● Exercise aim:
Omit pictures and quote the listing below line by line, from its start through the line that holds "var yTicks = [0, 0.5, 1, 1.5, 2, 2.5];".

-- start Dataset content --

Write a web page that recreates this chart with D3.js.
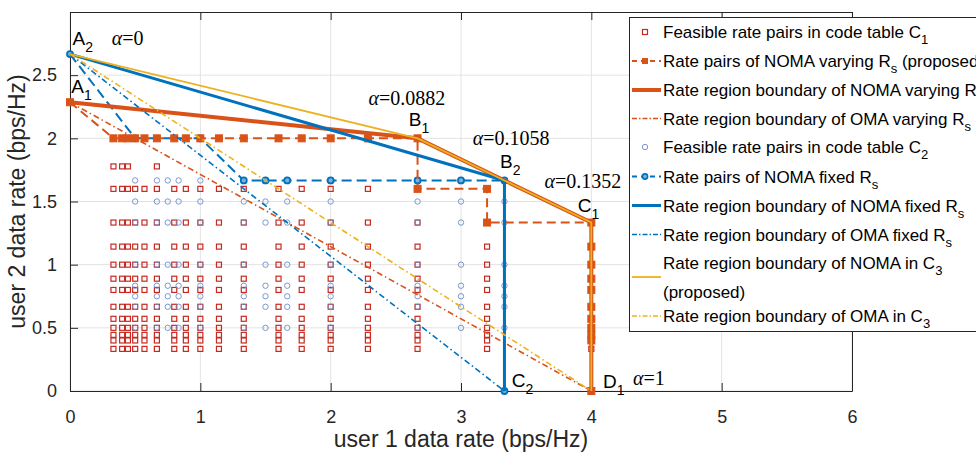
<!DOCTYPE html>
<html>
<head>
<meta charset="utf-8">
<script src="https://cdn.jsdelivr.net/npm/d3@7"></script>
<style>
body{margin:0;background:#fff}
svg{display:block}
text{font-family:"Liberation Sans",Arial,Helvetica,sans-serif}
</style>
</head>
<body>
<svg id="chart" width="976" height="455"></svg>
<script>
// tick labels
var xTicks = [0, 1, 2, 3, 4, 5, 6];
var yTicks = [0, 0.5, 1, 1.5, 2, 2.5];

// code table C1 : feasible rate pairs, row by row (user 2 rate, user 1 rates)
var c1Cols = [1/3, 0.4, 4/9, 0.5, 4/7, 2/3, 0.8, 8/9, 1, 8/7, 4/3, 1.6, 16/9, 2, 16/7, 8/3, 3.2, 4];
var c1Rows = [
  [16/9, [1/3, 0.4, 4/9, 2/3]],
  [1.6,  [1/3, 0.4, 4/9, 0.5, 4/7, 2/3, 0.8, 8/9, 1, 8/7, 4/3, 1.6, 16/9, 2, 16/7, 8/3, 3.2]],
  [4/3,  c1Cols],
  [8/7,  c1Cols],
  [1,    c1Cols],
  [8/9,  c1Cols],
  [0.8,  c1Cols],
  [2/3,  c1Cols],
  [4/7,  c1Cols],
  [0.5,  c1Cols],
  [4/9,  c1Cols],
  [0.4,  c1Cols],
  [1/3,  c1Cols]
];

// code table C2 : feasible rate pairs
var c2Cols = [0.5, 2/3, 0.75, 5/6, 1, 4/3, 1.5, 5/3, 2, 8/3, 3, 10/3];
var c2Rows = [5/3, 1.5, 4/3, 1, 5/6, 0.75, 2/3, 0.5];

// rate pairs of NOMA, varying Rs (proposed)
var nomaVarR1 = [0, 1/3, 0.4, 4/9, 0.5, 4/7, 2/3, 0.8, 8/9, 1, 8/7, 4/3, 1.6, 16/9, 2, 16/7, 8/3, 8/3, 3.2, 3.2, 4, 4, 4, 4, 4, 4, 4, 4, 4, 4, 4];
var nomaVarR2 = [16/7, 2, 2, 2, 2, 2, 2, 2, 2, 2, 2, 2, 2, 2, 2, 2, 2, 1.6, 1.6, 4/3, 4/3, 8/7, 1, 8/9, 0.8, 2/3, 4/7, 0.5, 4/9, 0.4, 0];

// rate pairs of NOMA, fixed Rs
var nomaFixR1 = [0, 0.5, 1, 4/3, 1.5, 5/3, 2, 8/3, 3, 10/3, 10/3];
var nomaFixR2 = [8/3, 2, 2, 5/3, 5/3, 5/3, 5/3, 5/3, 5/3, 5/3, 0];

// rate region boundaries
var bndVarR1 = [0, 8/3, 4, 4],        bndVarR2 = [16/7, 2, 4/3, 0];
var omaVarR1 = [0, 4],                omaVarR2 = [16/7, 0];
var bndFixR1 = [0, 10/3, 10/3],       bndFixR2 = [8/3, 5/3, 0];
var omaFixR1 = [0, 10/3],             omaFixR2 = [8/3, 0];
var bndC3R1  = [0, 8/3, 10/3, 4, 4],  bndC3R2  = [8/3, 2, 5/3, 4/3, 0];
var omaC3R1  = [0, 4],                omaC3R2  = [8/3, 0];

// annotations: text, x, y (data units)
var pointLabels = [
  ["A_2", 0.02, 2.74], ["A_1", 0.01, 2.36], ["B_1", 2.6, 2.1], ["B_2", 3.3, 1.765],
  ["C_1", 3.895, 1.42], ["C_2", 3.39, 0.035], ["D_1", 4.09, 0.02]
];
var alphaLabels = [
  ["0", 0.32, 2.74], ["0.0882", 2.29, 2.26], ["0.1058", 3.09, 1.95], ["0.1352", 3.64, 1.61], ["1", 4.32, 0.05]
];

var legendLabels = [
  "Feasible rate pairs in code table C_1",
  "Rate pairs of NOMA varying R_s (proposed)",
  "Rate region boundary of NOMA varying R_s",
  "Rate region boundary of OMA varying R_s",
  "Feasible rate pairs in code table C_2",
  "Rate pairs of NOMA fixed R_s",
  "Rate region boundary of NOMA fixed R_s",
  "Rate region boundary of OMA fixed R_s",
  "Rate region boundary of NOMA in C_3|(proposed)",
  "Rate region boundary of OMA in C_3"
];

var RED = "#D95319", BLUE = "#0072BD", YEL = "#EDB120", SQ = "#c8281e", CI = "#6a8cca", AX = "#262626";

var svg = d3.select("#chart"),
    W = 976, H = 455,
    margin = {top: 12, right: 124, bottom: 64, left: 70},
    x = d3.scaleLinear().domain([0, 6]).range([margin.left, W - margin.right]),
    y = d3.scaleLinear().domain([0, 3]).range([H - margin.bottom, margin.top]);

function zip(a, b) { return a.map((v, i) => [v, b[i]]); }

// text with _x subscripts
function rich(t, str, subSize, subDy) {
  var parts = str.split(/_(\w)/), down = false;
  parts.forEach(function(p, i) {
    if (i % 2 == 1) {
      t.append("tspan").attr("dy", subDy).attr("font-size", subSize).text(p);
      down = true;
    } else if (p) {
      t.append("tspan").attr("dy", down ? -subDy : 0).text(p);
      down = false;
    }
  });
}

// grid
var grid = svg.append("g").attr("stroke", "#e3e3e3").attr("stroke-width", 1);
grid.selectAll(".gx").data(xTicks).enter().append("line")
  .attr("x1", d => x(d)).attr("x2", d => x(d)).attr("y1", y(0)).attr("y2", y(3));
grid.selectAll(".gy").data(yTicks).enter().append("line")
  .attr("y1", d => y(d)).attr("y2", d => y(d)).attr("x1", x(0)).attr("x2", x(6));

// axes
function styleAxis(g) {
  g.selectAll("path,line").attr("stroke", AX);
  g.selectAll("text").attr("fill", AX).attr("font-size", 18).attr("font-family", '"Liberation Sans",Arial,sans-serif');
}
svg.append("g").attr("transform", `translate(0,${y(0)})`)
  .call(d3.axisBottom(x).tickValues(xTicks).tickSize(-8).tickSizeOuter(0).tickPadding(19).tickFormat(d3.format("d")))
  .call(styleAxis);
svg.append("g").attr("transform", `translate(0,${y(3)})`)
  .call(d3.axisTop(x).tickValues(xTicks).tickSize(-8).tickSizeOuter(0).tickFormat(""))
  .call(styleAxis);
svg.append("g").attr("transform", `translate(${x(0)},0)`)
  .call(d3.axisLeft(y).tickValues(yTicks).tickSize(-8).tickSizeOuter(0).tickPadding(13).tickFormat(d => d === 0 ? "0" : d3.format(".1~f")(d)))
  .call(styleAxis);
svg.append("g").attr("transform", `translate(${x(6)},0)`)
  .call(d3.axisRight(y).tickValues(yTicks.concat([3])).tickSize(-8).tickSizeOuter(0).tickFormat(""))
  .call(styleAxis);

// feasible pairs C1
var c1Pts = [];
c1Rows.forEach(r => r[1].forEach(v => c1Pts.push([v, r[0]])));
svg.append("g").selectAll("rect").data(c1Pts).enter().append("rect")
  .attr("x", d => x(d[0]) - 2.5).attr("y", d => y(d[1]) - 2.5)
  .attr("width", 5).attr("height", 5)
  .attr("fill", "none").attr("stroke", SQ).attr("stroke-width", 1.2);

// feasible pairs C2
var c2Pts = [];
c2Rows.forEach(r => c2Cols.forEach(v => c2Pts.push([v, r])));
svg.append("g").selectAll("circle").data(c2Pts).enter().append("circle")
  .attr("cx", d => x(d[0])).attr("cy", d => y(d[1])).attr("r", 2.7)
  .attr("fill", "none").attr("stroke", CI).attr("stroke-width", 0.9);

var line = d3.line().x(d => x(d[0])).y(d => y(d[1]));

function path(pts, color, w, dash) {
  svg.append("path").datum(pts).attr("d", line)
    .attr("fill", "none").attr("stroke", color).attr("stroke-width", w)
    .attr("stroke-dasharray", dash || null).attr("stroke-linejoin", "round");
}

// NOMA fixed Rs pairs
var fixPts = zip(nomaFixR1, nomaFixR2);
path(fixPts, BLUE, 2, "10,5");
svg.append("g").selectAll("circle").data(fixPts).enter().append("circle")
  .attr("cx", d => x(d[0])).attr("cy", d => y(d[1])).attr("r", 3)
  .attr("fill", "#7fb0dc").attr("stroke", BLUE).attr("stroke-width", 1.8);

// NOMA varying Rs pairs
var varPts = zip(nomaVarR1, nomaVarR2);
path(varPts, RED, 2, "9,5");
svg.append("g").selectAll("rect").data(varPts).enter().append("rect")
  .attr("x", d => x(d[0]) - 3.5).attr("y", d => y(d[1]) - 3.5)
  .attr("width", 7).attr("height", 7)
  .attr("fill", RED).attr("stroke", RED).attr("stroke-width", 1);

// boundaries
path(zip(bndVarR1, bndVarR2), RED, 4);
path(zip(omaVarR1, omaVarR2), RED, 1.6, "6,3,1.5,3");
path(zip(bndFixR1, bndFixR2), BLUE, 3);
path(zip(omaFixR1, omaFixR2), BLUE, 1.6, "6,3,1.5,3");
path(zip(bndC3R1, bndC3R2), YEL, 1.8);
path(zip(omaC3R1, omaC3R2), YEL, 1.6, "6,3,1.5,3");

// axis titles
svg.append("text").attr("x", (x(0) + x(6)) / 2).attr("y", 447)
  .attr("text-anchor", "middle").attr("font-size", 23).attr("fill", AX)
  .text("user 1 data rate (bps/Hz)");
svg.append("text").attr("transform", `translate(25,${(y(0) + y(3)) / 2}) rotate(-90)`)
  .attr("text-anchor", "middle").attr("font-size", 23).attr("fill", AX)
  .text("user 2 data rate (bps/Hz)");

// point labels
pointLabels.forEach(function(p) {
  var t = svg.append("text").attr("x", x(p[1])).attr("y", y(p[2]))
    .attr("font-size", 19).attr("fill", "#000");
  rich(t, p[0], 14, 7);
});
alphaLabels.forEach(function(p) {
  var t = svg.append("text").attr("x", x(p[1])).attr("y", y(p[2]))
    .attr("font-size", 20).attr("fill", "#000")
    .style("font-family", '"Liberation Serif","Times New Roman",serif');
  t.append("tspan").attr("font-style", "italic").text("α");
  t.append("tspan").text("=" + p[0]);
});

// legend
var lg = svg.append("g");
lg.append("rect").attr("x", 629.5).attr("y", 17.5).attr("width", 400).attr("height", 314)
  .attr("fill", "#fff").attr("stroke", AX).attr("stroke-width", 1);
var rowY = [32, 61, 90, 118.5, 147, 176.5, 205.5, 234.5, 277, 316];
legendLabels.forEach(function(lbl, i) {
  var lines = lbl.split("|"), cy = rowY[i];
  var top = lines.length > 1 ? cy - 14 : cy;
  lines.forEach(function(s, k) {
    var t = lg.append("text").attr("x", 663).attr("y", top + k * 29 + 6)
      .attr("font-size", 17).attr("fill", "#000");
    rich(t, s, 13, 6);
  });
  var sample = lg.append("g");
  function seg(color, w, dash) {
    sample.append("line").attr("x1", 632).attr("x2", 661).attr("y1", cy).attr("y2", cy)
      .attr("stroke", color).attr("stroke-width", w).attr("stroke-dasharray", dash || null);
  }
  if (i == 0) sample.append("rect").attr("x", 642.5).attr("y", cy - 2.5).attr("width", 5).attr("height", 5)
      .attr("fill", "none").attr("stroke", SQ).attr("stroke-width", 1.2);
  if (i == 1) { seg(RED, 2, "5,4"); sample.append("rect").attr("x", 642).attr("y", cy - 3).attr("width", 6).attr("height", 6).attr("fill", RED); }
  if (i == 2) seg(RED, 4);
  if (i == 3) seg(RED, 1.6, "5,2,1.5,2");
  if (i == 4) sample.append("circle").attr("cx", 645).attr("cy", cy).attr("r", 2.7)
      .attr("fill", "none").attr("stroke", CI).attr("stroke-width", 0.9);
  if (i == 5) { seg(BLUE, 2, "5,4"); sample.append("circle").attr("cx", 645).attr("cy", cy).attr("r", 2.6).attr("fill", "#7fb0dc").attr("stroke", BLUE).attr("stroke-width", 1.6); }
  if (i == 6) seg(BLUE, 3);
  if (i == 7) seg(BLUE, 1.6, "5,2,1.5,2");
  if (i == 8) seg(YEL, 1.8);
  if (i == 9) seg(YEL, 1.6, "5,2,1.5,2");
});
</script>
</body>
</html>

-- end Dataset content --

● Task answer:
Write a web page that recreates this chart with D3.js.
<!DOCTYPE html>
<html>
<head>
<meta charset="utf-8">
<script src="https://cdn.jsdelivr.net/npm/d3@7"></script>
<style>
body{margin:0;background:#fff}
svg{display:block}
text{font-family:"Liberation Sans",Arial,Helvetica,sans-serif}
</style>
</head>
<body>
<svg id="chart" width="976" height="455"></svg>
<script>
// tick labels
var xTicks = [0, 1, 2, 3, 4, 5, 6];
var yTicks = [0, 0.5, 1, 1.5, 2, 2.5];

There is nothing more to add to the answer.